Awards that celebrate destination excellence

The inaugural TOURISE Awards were another major highlight. Tokyo emerged as Best Overall Destination and also took home awards for Best Food & Culinary Destination and Best Entertainment Destination. New York was named Best Arts & Culture Destination, Ancash in Peru was awarded Best Adventure Destination, and Paris won Best Shopping Destination. The jury was made up of former leaders from Forbes Travel Guide, Michelin Guides, Tate Modern, Condé Nast, the British Fashion Council, and other global institutions – signalling the seriousness of the awards’ ambition. The gala dinner at the Ritz-Carlton, Riyadh, curated by chef Nawal Alkhalawi and featuring a performance by Loren Allred in a gown by Saudi designer Mashael Al Faris, reinforced the summit’s emphasis on cultural exchange and excellence.
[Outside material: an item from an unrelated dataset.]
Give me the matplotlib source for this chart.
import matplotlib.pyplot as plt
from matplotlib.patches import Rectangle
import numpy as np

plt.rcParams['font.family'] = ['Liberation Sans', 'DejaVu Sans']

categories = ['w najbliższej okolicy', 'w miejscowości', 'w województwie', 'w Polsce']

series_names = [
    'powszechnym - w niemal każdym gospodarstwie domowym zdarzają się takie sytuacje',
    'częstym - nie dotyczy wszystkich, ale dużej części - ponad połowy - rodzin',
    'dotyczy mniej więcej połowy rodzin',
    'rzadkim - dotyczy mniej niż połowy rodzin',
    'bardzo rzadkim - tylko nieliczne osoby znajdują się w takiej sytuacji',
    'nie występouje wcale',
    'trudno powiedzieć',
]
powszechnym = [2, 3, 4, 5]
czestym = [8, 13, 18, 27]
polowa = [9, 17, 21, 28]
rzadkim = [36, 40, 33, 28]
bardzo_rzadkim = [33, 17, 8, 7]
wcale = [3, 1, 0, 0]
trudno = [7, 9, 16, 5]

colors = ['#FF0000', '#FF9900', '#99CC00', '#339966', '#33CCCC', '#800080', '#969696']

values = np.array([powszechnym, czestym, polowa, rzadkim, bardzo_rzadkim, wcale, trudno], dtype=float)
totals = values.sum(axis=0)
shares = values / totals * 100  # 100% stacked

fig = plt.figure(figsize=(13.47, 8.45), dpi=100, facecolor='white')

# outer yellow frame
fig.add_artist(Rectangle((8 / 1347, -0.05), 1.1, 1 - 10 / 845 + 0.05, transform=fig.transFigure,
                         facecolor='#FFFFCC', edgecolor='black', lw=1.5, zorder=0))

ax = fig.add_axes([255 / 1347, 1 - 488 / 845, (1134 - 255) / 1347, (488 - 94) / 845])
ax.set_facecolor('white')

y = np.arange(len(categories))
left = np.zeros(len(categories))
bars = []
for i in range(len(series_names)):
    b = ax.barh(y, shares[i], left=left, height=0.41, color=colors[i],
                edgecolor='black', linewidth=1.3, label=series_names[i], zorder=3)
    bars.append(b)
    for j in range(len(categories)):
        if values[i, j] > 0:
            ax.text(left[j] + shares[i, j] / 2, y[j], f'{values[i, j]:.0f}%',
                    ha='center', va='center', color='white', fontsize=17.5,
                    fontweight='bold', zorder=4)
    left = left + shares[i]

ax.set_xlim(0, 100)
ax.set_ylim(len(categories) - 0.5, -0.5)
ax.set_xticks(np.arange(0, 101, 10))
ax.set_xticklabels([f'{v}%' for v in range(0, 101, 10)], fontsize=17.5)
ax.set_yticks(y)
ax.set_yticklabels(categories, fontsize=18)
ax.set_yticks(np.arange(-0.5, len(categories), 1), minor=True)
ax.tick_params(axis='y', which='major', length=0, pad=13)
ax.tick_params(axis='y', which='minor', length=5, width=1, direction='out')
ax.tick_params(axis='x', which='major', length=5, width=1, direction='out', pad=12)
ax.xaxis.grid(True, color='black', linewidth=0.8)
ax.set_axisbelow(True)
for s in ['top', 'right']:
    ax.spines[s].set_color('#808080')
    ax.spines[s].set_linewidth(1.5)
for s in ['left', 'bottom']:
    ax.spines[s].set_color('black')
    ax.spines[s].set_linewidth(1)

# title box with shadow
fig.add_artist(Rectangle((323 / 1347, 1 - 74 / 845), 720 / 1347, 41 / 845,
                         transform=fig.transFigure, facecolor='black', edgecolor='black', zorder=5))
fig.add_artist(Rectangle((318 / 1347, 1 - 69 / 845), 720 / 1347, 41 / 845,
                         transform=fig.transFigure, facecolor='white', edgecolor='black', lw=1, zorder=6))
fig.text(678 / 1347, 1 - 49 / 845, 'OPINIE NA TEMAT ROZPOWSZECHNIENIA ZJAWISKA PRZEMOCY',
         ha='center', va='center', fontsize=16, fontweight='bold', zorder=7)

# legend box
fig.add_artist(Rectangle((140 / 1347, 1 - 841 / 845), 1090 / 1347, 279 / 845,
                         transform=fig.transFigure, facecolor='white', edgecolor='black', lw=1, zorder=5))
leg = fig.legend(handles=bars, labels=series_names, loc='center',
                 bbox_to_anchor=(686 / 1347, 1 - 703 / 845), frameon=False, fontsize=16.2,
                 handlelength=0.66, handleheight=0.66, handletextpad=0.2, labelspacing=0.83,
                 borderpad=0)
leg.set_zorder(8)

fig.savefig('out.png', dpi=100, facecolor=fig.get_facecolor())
“Tonight’s winners are not just places on a map, they are living, breathing inspirations that unite cultures and spark imaginations,” said His Excellency Ahmed Al-Khateeb. The Minister continued, “TOURISE is shaping the next 50 years of travel, and these destinations define what purposeful and transformative tourism can achieve. Each reflects what today’s traveler increasingly seeks; authenticity, creativity, and experiences that connect people to place and purpose. We take inspiration from their vision and ambition, as together we shape a tourism future that inspires progress, strengthens communities, and brings the world closer together.”
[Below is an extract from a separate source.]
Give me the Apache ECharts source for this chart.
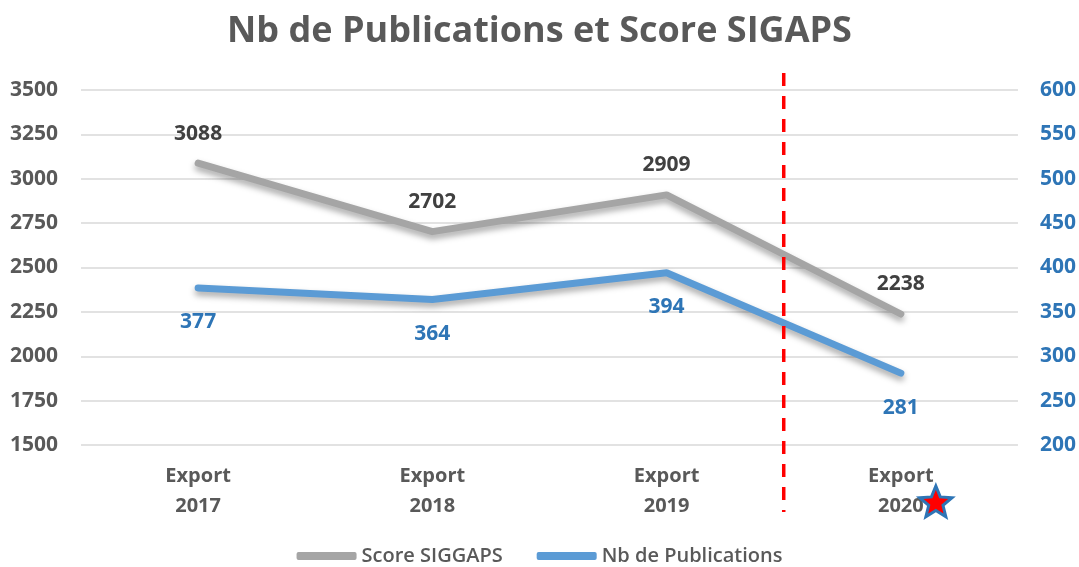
<!DOCTYPE html>
<html>
<head>
<meta charset="utf-8">
<script src="https://cdn.jsdelivr.net/npm/echarts@6/dist/echarts.min.js"></script>
<style>
  html, body { margin: 0; padding: 0; background: #fff; }
  #chart { width: 1079px; height: 567px; }
</style>
</head>
<body>
<div id="chart"></div>
<script>
// Données
const categories = ['Export\n2017', 'Export\n2018', 'Export\n2019', 'Export\n2020'];
const scoreSigaps = [3088, 2702, 2909, 2238];
const nbPublications = [377, 364, 394, 281];

const police = '"Open Sans", Lato, sans-serif';
const gris = '#595959';
const bleuTexte = '#2E75B6';

const chart = echarts.init(document.getElementById('chart'));

const ombre = {
    shadowColor: 'rgba(0,0,0,0.35)',
    shadowBlur: 6,
    shadowOffsetY: 4
};

chart.setOption({
    textStyle: { fontFamily: police },
    title: {
        text: 'Nb de Publications et Score SIGAPS',
        left: 'center',
        top: 9,
        textStyle: { fontSize: 36, fontWeight: 'bold', color: gris, fontFamily: police }
    },
    legend: {
        bottom: -4,
        left: 'center',
        itemWidth: 60,
        itemHeight: 8,
        itemGap: 34,
        icon: 'roundRect',
        textStyle: { fontSize: 20, color: gris, fontWeight: 600, fontFamily: police },
        data: ['Score SIGGAPS', 'Nb de Publications']
    },
    grid: { left: 81, right: 61, top: 90, bottom: 122 },
    xAxis: {
        type: 'category',
        data: categories,
        axisLine: { show: false },
        axisTick: { show: false },
        axisLabel: { fontSize: 20, fontWeight: 'bold', color: gris, margin: 16, lineHeight: 30, fontFamily: police }
    },
    yAxis: [
        {
            type: 'value',
            min: 1500, max: 3500, interval: 250,
            position: 'left',
            axisLabel: {
                fontSize: 21, fontWeight: 'bold', color: gris, margin: 0,
                align: 'left', padding: [0, 0, 0, -71], fontFamily: police,
                formatter: v => String(v)
            },
            splitLine: { lineStyle: { color: '#D9D9D9', width: 1.5 } },
            axisLine: { show: false },
            axisTick: { show: false }
        },
        {
            type: 'value',
            min: 200, max: 600, interval: 50,
            position: 'right',
            axisLabel: { fontSize: 21, fontWeight: 'bold', color: bleuTexte, margin: 22, fontFamily: police },
            splitLine: { show: false },
            axisLine: { show: false },
            axisTick: { show: false }
        }
    ],
    series: [
        {
            name: 'Score SIGGAPS',
            type: 'line',
            yAxisIndex: 0,
            data: scoreSigaps,
            symbol: 'circle',
            symbolSize: 2,
            showSymbol: true,
            itemStyle: { color: '#A5A5A5' },
            lineStyle: Object.assign({ color: '#A5A5A5', width: 7, cap: 'round', join: 'round' }, ombre),
            label: {
                show: true, position: 'top', distance: 18,
                fontSize: 21, fontWeight: 'bold', color: '#404040', fontFamily: police
            },
            labelLayout: { hideOverlap: false },
            z: 3
        },
        {
            name: 'Nb de Publications',
            type: 'line',
            yAxisIndex: 1,
            data: nbPublications,
            symbol: 'circle',
            symbolSize: 2,
            showSymbol: true,
            itemStyle: { color: '#5B9BD5' },
            lineStyle: Object.assign({ color: '#5B9BD5', width: 7, cap: 'round', join: 'round' }, ombre),
            label: {
                show: true, position: 'bottom', distance: 23,
                fontSize: 21, fontWeight: 'bold', color: bleuTexte, fontFamily: police
            },
            labelLayout: { hideOverlap: false },
            z: 3
        }
    ]
});

// Ligne rouge pointillée entre 2019 et 2020, et étoile à côté de 2020
const x19 = chart.convertToPixel({ xAxisIndex: 0 }, 2);
const x20 = chart.convertToPixel({ xAxisIndex: 0 }, 3);
const xSep = (x19 + x20) / 2;

const cx = x20 + 35, cy = 503, rExt = 17, rInt = 7.5;
const pts = [];
for (let i = 0; i < 10; i++) {
    const r = i % 2 === 0 ? rExt : rInt;
    const a = -Math.PI / 2 + i * Math.PI / 5;
    pts.push([cx + r * Math.cos(a), cy + r * Math.sin(a)]);
}

chart.setOption({
    graphic: [
        {
            type: 'line',
            shape: { x1: xSep, y1: 73, x2: xSep, y2: 512 },
            style: { stroke: '#FF0000', lineWidth: 3.5, lineDash: [13, 10] },
            z: 10
        },
        {
            type: 'polygon',
            shape: { points: pts },
            style: { fill: '#FF0000', stroke: '#2E75B6', lineWidth: 3, lineJoin: 'miter' },
            z: 10
        }
    ]
});
</script>
</body>
</html>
A global platform, not a passing event

The summit’s speaker line-up read like a who’s who of global influence: HE Yasir Al-Rumayyan, Ariane Gorin of Expedia, Luis Maroto of Amadeus, Sébastien Bazin of Accor, Lucia Penrod of Nikki Beach, Paul Griffiths of Dubai Airports, Ambassador Patricia Espinosa, Gloria Guevara of WTTC, Shaikha Nasser Al Nowais of UN Tourism, Harvey Goldsmith CBE, and leaders from Certares, Kayak.com, the European Travel Commission, Heathrow Airport, and more. What set TOURISE apart was not only its scale but its cross-sector nature: tourism mingled with investment, aviation with fashion, culture with AI, technology with sustainability. Sectors that rarely share a stage found themselves in active, sometimes counter-intuitive dialogue. The objective was not novelty – it was alignment. As Fahd Hamidaddin, CEO of the Saudi Tourism Authority, noted in his post-summit reflections, tourism remains a unifying global force, yet 80% of travellers still visit only 10% of the world’s destinations. TOURISE, he argued, is designed to change that by broadening opportunity, strengthening resilience, and spreading the economic and cultural benefits of tourism more widely.

A movement begins

The first edition of TOURISE closed with a clear message: this is not a one-off event. It is intended as an always-on platform, a year-round laboratory, and a global mechanism for turning ideas into action. With its combination of big ideas, serious investments, global participation, and a resolute focus on execution, Riyadh has positioned TOURISE as a catalyst for shaping tourism’s next 50 years. The movement has begun – and the world will be watching where it leads next.